[Begin SOURCE EXCERPT]

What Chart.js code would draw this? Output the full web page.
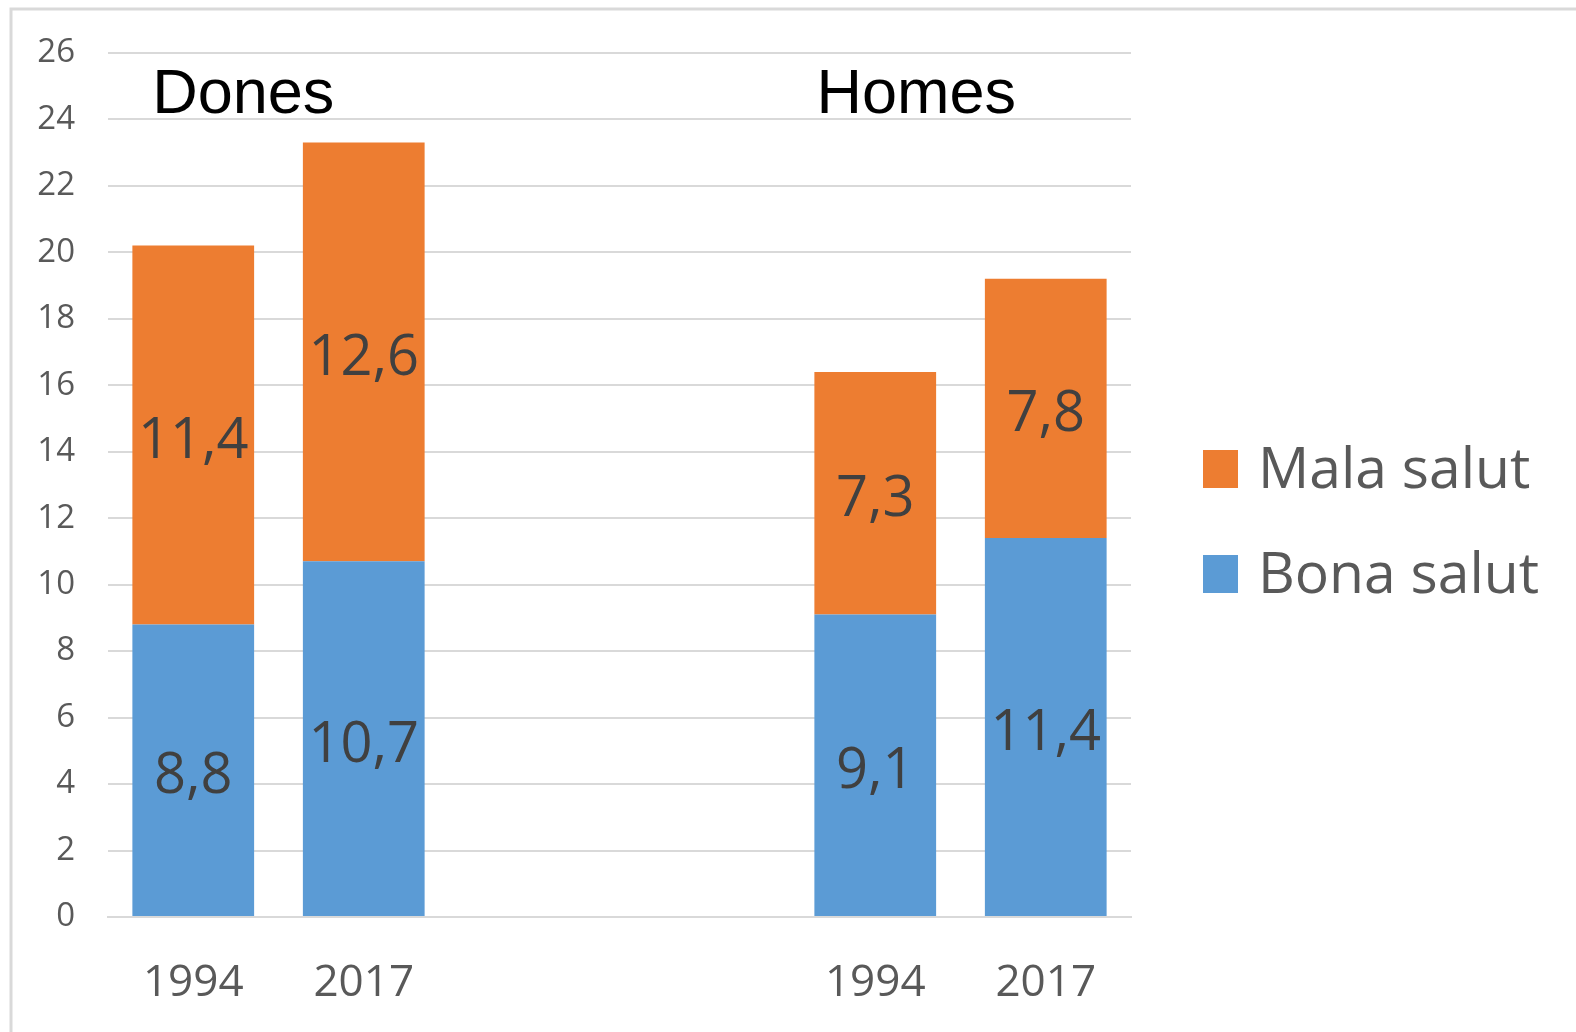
<!DOCTYPE html>
<html>
<head>
<meta charset="utf-8">
<script src="https://cdn.jsdelivr.net/npm/chart.js@4"></script>
<style>
    body { margin: 0; background: #fff; }
    #wrap { width: 1576px; height: 1032px; position: relative; }
</style>
</head>
<body>
<div id="wrap"><canvas id="salutChart"></canvas></div>
<script>
// Data
const categories = ['1994', '2017', '', '', '1994', '2017'];
const bonaSalut = [8.8, 10.7, null, null, 9.1, 11.4];
const malaSalut = [11.4, 12.6, null, null, 7.3, 7.8];
const yTicks = [0, 2, 4, 6, 8, 10, 12, 14, 16, 18, 20, 22, 24, 26];
const groupTitles = [
    { text: 'Dones', index: 0, offset: 50 },
    { text: 'Homes', index: 4, offset: 41 }
];

const BLUE = '#5B9BD5';
const ORANGE = '#ED7D31';

// Border, titles, value labels, legend
const decorPlugin = {
    id: 'decor',
    afterDraw(chart) {
        const ctx = chart.ctx;
        const x = chart.scales.x;
        const y = chart.scales.y;
        ctx.save();

        // outer frame (top + left visible)
        ctx.strokeStyle = '#d9d9d9';
        ctx.lineWidth = 3;
        ctx.strokeRect(11, 9, 2000, 2000);

        // group titles
        ctx.fillStyle = '#000';
        ctx.font = '63px "Liberation Sans", Arial, sans-serif';
        ctx.textAlign = 'center';
        ctx.textBaseline = 'alphabetic';
        groupTitles.forEach(t => {
            ctx.fillText(t.text, x.getPixelForValue(t.index) + t.offset, y.getPixelForValue(24.2));
        });

        // value labels
        ctx.fillStyle = '#404040';
        ctx.font = '56px "Open Sans", sans-serif';
        ctx.textBaseline = 'middle';
        chart.data.datasets.forEach((ds, di) => {
            chart.getDatasetMeta(di).data.forEach((bar, i) => {
                const v = ds.data[i];
                if (v == null) return;
                const mid = (bar.y + bar.base) / 2;
                ctx.fillText(v.toFixed(1).replace('.', ','), bar.x, mid + 7);
            });
        });

        // legend (reverse order)
        const legendX = 1203;
        const rows = [
            { ds: 1, y: 469 },
            { ds: 0, y: 574 }
        ];
        ctx.textAlign = 'left';
        ctx.font = '57px "Open Sans", sans-serif';
        rows.forEach(r => {
            const ds = chart.data.datasets[r.ds];
            ctx.fillStyle = ds.backgroundColor;
            ctx.fillRect(legendX, r.y - 19, 35, 38);
            ctx.fillStyle = '#595959';
            ctx.fillText(ds.label, legendX + 55, r.y + 3);
        });
        ctx.restore();
    }
};

const ctx = document.getElementById('salutChart').getContext('2d');
const salutChart = new Chart(ctx, {
    type: 'bar',
    data: {
        labels: categories,
        datasets: [
            {
                label: 'Bona salut',
                data: bonaSalut,
                backgroundColor: BLUE,
                barPercentage: 0.714,
                categoryPercentage: 1
            },
            {
                label: 'Mala salut',
                data: malaSalut,
                backgroundColor: ORANGE,
                barPercentage: 0.714,
                categoryPercentage: 1
            }
        ]
    },
    options: {
        responsive: true,
        maintainAspectRatio: false,
        animation: false,
        layout: {
            padding: { left: 0, right: 445, top: 52, bottom: 0 }
        },
        plugins: {
            legend: { display: false },
            tooltip: { enabled: false }
        },
        scales: {
            x: {
                stacked: true,
                grid: { display: false, drawTicks: false },
                border: { color: '#d9d9d9', width: 2 },
                ticks: {
                    color: '#595959',
                    font: { family: '"Open Sans", sans-serif', size: 44 },
                    padding: 40
                },
                afterFit(scale) { scale.height = 115; }
            },
            y: {
                stacked: true,
                min: 0,
                max: 26,
                afterBuildTicks(scale) {
                    scale.ticks = yTicks.map(v => ({ value: v }));
                },
                grid: { color: '#d9d9d9', lineWidth: 2, drawTicks: false },
                border: { display: false },
                ticks: {
                    color: '#595959',
                    font: { family: '"Open Sans", sans-serif', size: 33 },
                    padding: 33
                },
                afterFit(scale) { scale.width = 108; }
            }
        }
    },
    plugins: [decorPlugin]
});
</script>
</body>
</html>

[End SOURCE EXCERPT]

◆ **GIVEN PROBLEM**:
Transcribe the whole listing exactly. Pictures are excluded.

◆ **EXPECTED OUTPUT**:
What Chart.js code would draw this? Output the full web page.
<!DOCTYPE html>
<html>
<head>
<meta charset="utf-8">
<script src="https://cdn.jsdelivr.net/npm/chart.js@4"></script>
<style>
    body { margin: 0; background: #fff; }
    #wrap { width: 1576px; height: 1032px; position: relative; }
</style>
</head>
<body>
<div id="wrap"><canvas id="salutChart"></canvas></div>
<script>
// Data
const categories = ['1994', '2017', '', '', '1994', '2017'];
const bonaSalut = [8.8, 10.7, null, null, 9.1, 11.4];
const malaSalut = [11.4, 12.6, null, null, 7.3, 7.8];
const yTicks = [0, 2, 4, 6, 8, 10, 12, 14, 16, 18, 20, 22, 24, 26];
const groupTitles = [
    { text: 'Dones', index: 0, offset: 50 },
    { text: 'Homes', index: 4, offset: 41 }
];

const BLUE = '#5B9BD5';
const ORANGE = '#ED7D31';

// Border, titles, value labels, legend
const decorPlugin = {
    id: 'decor',
    afterDraw(chart) {
        const ctx = chart.ctx;
        const x = chart.scales.x;
        const y = chart.scales.y;
        ctx.save();

        // outer frame (top + left visible)
        ctx.strokeStyle = '#d9d9d9';
        ctx.lineWidth = 3;
        ctx.strokeRect(11, 9, 2000, 2000);

        // group titles
        ctx.fillStyle = '#000';
        ctx.font = '63px "Liberation Sans", Arial, sans-serif';
        ctx.textAlign = 'center';
        ctx.textBaseline = 'alphabetic';
        groupTitles.forEach(t => {
            ctx.fillText(t.text, x.getPixelForValue(t.index) + t.offset, y.getPixelForValue(24.2));
        });

        // value labels
        ctx.fillStyle = '#404040';
        ctx.font = '56px "Open Sans", sans-serif';
        ctx.textBaseline = 'middle';
        chart.data.datasets.forEach((ds, di) => {
            chart.getDatasetMeta(di).data.forEach((bar, i) => {
                const v = ds.data[i];
                if (v == null) return;
                const mid = (bar.y + bar.base) / 2;
                ctx.fillText(v.toFixed(1).replace('.', ','), bar.x, mid + 7);
            });
        });

        // legend (reverse order)
        const legendX = 1203;
        const rows = [
            { ds: 1, y: 469 },
            { ds: 0, y: 574 }
        ];
        ctx.textAlign = 'left';
        ctx.font = '57px "Open Sans", sans-serif';
        rows.forEach(r => {
            const ds = chart.data.datasets[r.ds];
            ctx.fillStyle = ds.backgroundColor;
            ctx.fillRect(legendX, r.y - 19, 35, 38);
            ctx.fillStyle = '#595959';
            ctx.fillText(ds.label, legendX + 55, r.y + 3);
        });
        ctx.restore();
    }
};

const ctx = document.getElementById('salutChart').getContext('2d');
const salutChart = new Chart(ctx, {
    type: 'bar',
    data: {
        labels: categories,
        datasets: [
            {
                label: 'Bona salut',
                data: bonaSalut,
                backgroundColor: BLUE,
                barPercentage: 0.714,
                categoryPercentage: 1
            },
            {
                label: 'Mala salut',
                data: malaSalut,
                backgroundColor: ORANGE,
                barPercentage: 0.714,
                categoryPercentage: 1
            }
        ]
    },
    options: {
        responsive: true,
        maintainAspectRatio: false,
        animation: false,
        layout: {
            padding: { left: 0, right: 445, top: 52, bottom: 0 }
        },
        plugins: {
            legend: { display: false },
            tooltip: { enabled: false }
        },
        scales: {
            x: {
                stacked: true,
                grid: { display: false, drawTicks: false },
                border: { color: '#d9d9d9', width: 2 },
                ticks: {
                    color: '#595959',
                    font: { family: '"Open Sans", sans-serif', size: 44 },
                    padding: 40
                },
                afterFit(scale) { scale.height = 115; }
            },
            y: {
                stacked: true,
                min: 0,
                max: 26,
                afterBuildTicks(scale) {
                    scale.ticks = yTicks.map(v => ({ value: v }));
                },
                grid: { color: '#d9d9d9', lineWidth: 2, drawTicks: false },
                border: { display: false },
                ticks: {
                    color: '#595959',
                    font: { family: '"Open Sans", sans-serif', size: 33 },
                    padding: 33
                },
                afterFit(scale) { scale.width = 108; }
            }
        }
    },
    plugins: [decorPlugin]
});
</script>
</body>
</html>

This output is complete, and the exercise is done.